4 min read

Building a Milky Way Calendar, with AI

How I built a free, browser-based astrophotography calendar with the assistance of Claude Code, and what that process actually looks like.
Building a Milky Way Calendar, with AI
Milky Way Calendar showing June 2026 for Palmela, Portugal — a dark-themed calendar with coloured bars indicating night quality for each date
Milky Way Calendar showing June 2026 for Palmela, Portugal — a dark-themed calendar with coloured bars indicating night quality for each date

Planning a Milky Way shoot comes down to a handful of variables arriving at once: the Galactic Centre needs to be above the horizon, the moon needs to be out of the way, and ideally there's a decent window between those two things and the start of morning twilight. Get all three right and you have a good night. Miss any of them and you're either shooting a washed-out mess, or you've dragged yourself and your gear out to a location for a shoot that was never worth it.

I'd been planning my outings using information from a couple of places. The Capture the Atlas Milky Way calendar is a popular resource, well-made and genuinely useful, but it's a PDF that only shows broad weekly windows for specific regions, so some guesswork is still required. Photopills has everything I need and more, but it's a full production planning tool, dense with features I don't always need. Trying to find the best time to capture the Milky Way in it feels like using a spreadsheet to answer a yes-or-no question.

So I built something.

The build

I have a front-end background, and while I know my way around a dark sky, the maths behind when the Galactic Centre rises and sets for a given location on a given night isn't something I'd know how to code from scratch. That's actual orbital mechanics. So I used Claude Code as my collaborator: I described what I wanted, pointed at what wasn't working, and it wrote the code. It found an astronomy library that handles the hard calculations, and I provided the product direction and visual requirements.

The first working version came together faster than I expected. Genuinely faster. But “working” and “good” turned out to be meaningfully different things. The first iteration was technically correct but still pretty rough: the timing bars existed, the colour coding existed, but the overall picture was hard to parse at a glance. That part took real iteration to sort out: adjusting the layout of the time bars, getting the colour coding to actually communicate something useful, adding on-hover tooltips that showed the exact times. I spent the better part of a day on this, and then followed up with a handful of tweaks and bug fixes after that.

What struck me about the process is how my role shifted. Previously I was the one writing the front-end code; this time I was acting more like a product manager, defining the spec, making calls on features and trade-offs, deciding what was worth having and what wasn't. Once Claude came back with the finished code, I'd switch into something closer to acceptance testing: reviewing the output, checking failure states, looking for things that hadn't been covered. It's not passive work; I still had to think carefully. But the thinking is different. Less of “how do I build this” and more “is this actually what I asked for, and does it hold up.” A lot of the work was in the steering, not the typing of code.

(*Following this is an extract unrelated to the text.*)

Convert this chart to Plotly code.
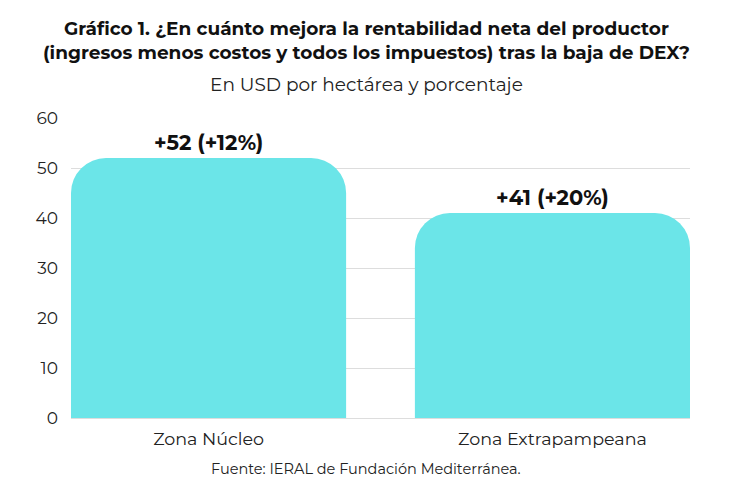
import plotly.graph_objects as go

categories = ["Zona Núcleo", "Zona Extrapampeana"]
values = [52, 41]
labels = ["+52 (+12%)", "+41 (+20%)"]
y_ticks = [0, 10, 20, 30, 40, 50, 60]

title_l1 = "Gráfico 1. ¿En cuánto mejora la rentabilidad neta del productor"
title_l2 = "(ingresos menos costos y todos los impuestos) tras la baja de DEX?"
subtitle = "En USD por hectárea y porcentaje"
source = "Fuente: IERAL de Fundación Mediterránea."

FONT = "Montserrat, Open Sans, sans-serif"
OFF = 8  # page body margin
W, H = 730 - OFF, 486 - OFF
ML, MT = 71 - OFF, 118 - OFF
PW, PH = 619, 300
MR = W - ML - PW
MB = H - MT - PH

def px_x(x):
    return (x - OFF - ML) / PW

def px_y(y):
    return (MT + PH - (y - OFF)) / PH

fig = go.Figure(go.Bar(
    x=categories, y=values, width=0.8,
    marker=dict(color="#6BE5E8", line=dict(width=0)),
    text=labels, textposition="outside", cliponaxis=False,
    textfont=dict(family=FONT, size=21, color="#111111", weight="bold"),
    hoverinfo="skip",
))

fig.update_layout(
    width=W, height=H,
    margin=dict(l=ML, r=MR, t=MT, b=MB),
    paper_bgcolor="white", plot_bgcolor="white",
    barcornerradius=35,
    showlegend=False,
    font=dict(family=FONT, color="#222222"),
    xaxis=dict(range=[-0.4, 1.4], showgrid=False, zeroline=False, showline=False,
               ticks="", ticklabelstandoff=8, tickfont=dict(size=17.5, color="#222222")),
    yaxis=dict(range=[0, 60], tickvals=y_ticks, showgrid=True, gridcolor="#DDDDDD",
               gridwidth=1, zeroline=True, zerolinecolor="#DDDDDD", zerolinewidth=1,
               showline=False, ticks="", ticklabelstandoff=12,
               tickfont=dict(size=17, color="#222222")),
    annotations=[
        dict(text="<b>" + title_l1 + "<br>" + title_l2 + "</b>", x=px_x(366), y=px_y(40),
             xref="paper", yref="paper", showarrow=False, align="center",
             font=dict(size=18.5, color="#111111", family=FONT), xanchor="center", yanchor="middle"),
        dict(text=subtitle, x=px_x(366), y=px_y(84), xref="paper", yref="paper",
             showarrow=False, font=dict(size=18.5, color="#222222", family=FONT), xanchor="center", yanchor="middle"),
        dict(text=source, x=px_x(366), y=px_y(469), xref="paper", yref="paper",
             showarrow=False, font=dict(size=14.5, color="#222222", family=FONT), xanchor="center", yanchor="middle"),
    ],
)

fig.write_html("out.html")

It's built with Svelte and TypeScript, and does all its calculations in the browser. I deployed it on Cloudflare Pages, which is free and more than enough for a static site like this. No backend, no user accounts, no data leaving your device.

How it works

Enter your coordinates, search by place name, or hit Use my location and it'll sort itself out. You get a full month, one row per night. The coloured bar spans the hours of darkness: green where the Galactic Centre is up for a good long window with low moon interference, amber where it's visible but the moon is making things difficult, and dark where it's below the horizon or the moon is washing it out. The right-hand columns give you moon illumination, the total clear window, and the GC's position in the sky for that night.

It's designed to answer the question “which nights are actually worth going out for” at a glance, whether you're planning a shoot months ahead or checking conditions on the day. This would be invaluable as we head into Milky Way season here in the Northern Hemisphere.

Milky Way Calendar on iPad, showing the same June view in a responsive layout
Milky Way Calendar on iPad, showing the same June view in a responsive mobile layout (landscape)

Mobile was a deliberate requirement from the start. I wanted something I could check in the field without having to go hunting in a more complicated app. The layout adapts properly to smaller screens, which took a bit of work but I think it was worth it.

The tool is free at milkyway.jonathanpoh.photography. Milky Way season is well underway in the northern hemisphere right now, so hopefully the timing is useful. If something looks wrong or a bug turns up, please send me a message, I'd genuinely like to know.